Chair Patty Murray (D-Wash.), Vice Chair Susan Collins (R-Maine), Chair Tammy Baldwin (D-Wis.), Ranking Member Shelley Moore Capito (R-W. Va.) in the Senate and Chair Kay Granger (R-Texas), Ranking Member Rosa DeLauro (D-Conn.) and Chair Robert Aderholt (R-Ala.) in the House were instrumental in securing this critical funding. This announcement demonstrates a continued, bipartisan commitment to advancing Alzheimer’s and dementia research and public health.

When the National Alzheimer’s Project Act (NAPA) — legislation championed by the Alzheimer’s Association and AIM — was signed into law, the federal government invested just $448 million annually. Added to current NIH spending, the annual Alzheimer’s and dementia research funding by the federal government will be as much as $3.8 billion.

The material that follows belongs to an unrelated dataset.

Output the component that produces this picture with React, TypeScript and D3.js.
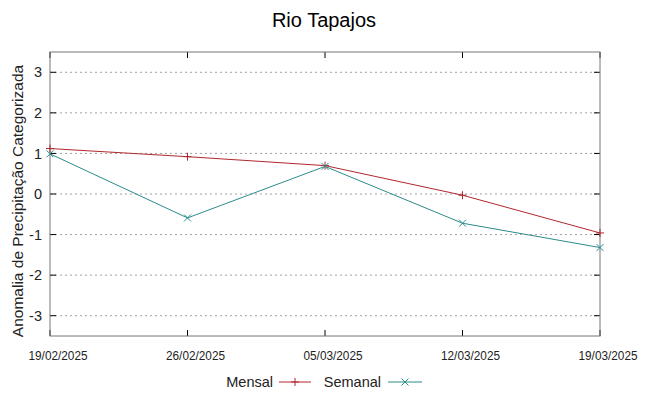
import React from 'react';
import * as d3 from 'd3';

const dates = ['19/02/2025', '26/02/2025', '05/03/2025', '12/03/2025', '19/03/2025'];
const mensal = [1.12, 0.92, 0.7, -0.03, -0.96];
const semanal = [0.99, -0.59, 0.68, -0.72, -1.32];
const yTicks = [-3, -2, -1, 0, 1, 2, 3];

const W = 648;
const H = 396;
const margin = { top: 52, right: 48, bottom: 60, left: 50 };
const RED = '#b0282e';
const TEAL = '#2b8c8c';
const FONT = '"Liberation Sans", Arial, sans-serif';

const App = () => {
  const x = d3.scalePoint<string>()
    .domain(dates)
    .range([margin.left, W - margin.right]);
  const y = d3.scaleLinear()
    .domain([-3.5, 3.5])
    .range([H - margin.bottom, margin.top]);

  const line = d3.line<number>()
    .x((d, i) => x(dates[i]) as number)
    .y(d => y(d));

  const plus = (cx: number, cy: number, c: string, k: string) => (
    <path key={k} d={`M${cx - 4},${cy}H${cx + 4}M${cx},${cy - 4}V${cy + 4}`} stroke={c} strokeWidth={1} />
  );
  const cross = (cx: number, cy: number, c: string, k: string) => (
    <path key={k} d={`M${cx - 3.5},${cy - 3.5}L${cx + 3.5},${cy + 3.5}M${cx - 3.5},${cy + 3.5}L${cx + 3.5},${cy - 3.5}`} stroke={c} strokeWidth={1} />
  );

  const x0 = margin.left;
  const x1 = W - margin.right;
  const y0 = margin.top;
  const y1 = H - margin.bottom;

  return (
    <svg width={W} height={H} style={{ position: 'absolute', left: 0, top: 0, background: '#fff' }} fontFamily={FONT}>
      <text x={W / 2} y={27} textAnchor="middle" fontSize={20} fill="#000">Rio Tapajos</text>

      {/* grid */}
      {yTicks.map(t => (
        <g key={t}>
          <line x1={x0} x2={x1} y1={y(t)} y2={y(t)} stroke="#a0a0a0" strokeDasharray="2,3" strokeWidth={1} />
          <line x1={x0} x2={x0 + 6} y1={y(t)} y2={y(t)} stroke="#000" />
          <line x1={x1 - 6} x2={x1} y1={y(t)} y2={y(t)} stroke="#000" />
          <text x={x0 - 8} y={y(t)} dy="0.35em" textAnchor="end" fontSize={14.5} fill="#222">{t}</text>
        </g>
      ))}

      {dates.map(d => (
        <g key={d}>
          <line x1={x(d)} x2={x(d)} y1={y1} y2={y1 - 6} stroke="#000" />
          <line x1={x(d)} x2={x(d)} y1={y0} y2={y0 + 6} stroke="#000" />
          <text x={(x(d) as number) + 8} y={360} textAnchor="middle" fontSize={12} fill="#222" textLength={59} lengthAdjust="spacingAndGlyphs">{d}</text>
        </g>
      ))}

      <rect x={x0} y={y0} width={x1 - x0} height={y1 - y0} fill="none" stroke="#777" strokeWidth={1} />

      <path d={line(mensal) as string} fill="none" stroke={RED} strokeWidth={1} />
      <path d={line(semanal) as string} fill="none" stroke={TEAL} strokeWidth={1} />
      {mensal.map((v, i) => plus(x(dates[i]) as number, y(v), RED, 'm' + i))}
      {semanal.map((v, i) => cross(x(dates[i]) as number, y(v), TEAL, 's' + i))}

      <text transform={`translate(23,${(y0 + y1) / 2 + 7}) rotate(-90)`} textAnchor="middle" fontSize={15.5} fill="#222">
        Anomalia de Precipitação Categorizada
      </text>

      {/* legend */}
      <text x={273} y={387} textAnchor="end" fontSize={14.5} fill="#222">Mensal</text>
      <line x1={279} x2={311} y1={382} y2={382} stroke={RED} />
      {plus(295, 382, RED, 'lm')}
      <text x={381} y={387} textAnchor="end" fontSize={14.5} fill="#222">Semanal</text>
      <line x1={388} x2={422} y1={382} y2={382} stroke={TEAL} />
      {cross(405, 382, TEAL, 'ls')}
    </svg>
  );
};

export default App;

In addition to supporting new research into Alzheimer’s and all other dementia, the appropriations package includes $34 million to fund the BOLD Infrastructure for Alzheimer’s Act. Passed with overwhelming bipartisan support in December 2018, the law directs the Centers for Disease Control and Prevention (CDC) to strengthen the public health infrastructure across the country by implementing effective Alzheimer's interventions focused on public health issues such as increasing early detection and diagnosis, reducing risk, and supporting the needs of caregivers. The BOLD Act expires soon, but progress is being made to advance the BOLD Infrastructure for Alzheimer’s Reauthorization Act, which would reauthorize this critical law. 

“Alzheimer’s is a devastating disease impacting families and communities throughout the nation,” said Egge. “With this congressional action, we will stay on the path to discovering scientific breakthroughs. We are grateful to Congress for their ongoing support in the fight against Alzheimer’s and other dementia.”

The House and Senate are expected to pass the FY24 appropriations bill and advance it to the president, where it is expected to be signed into law.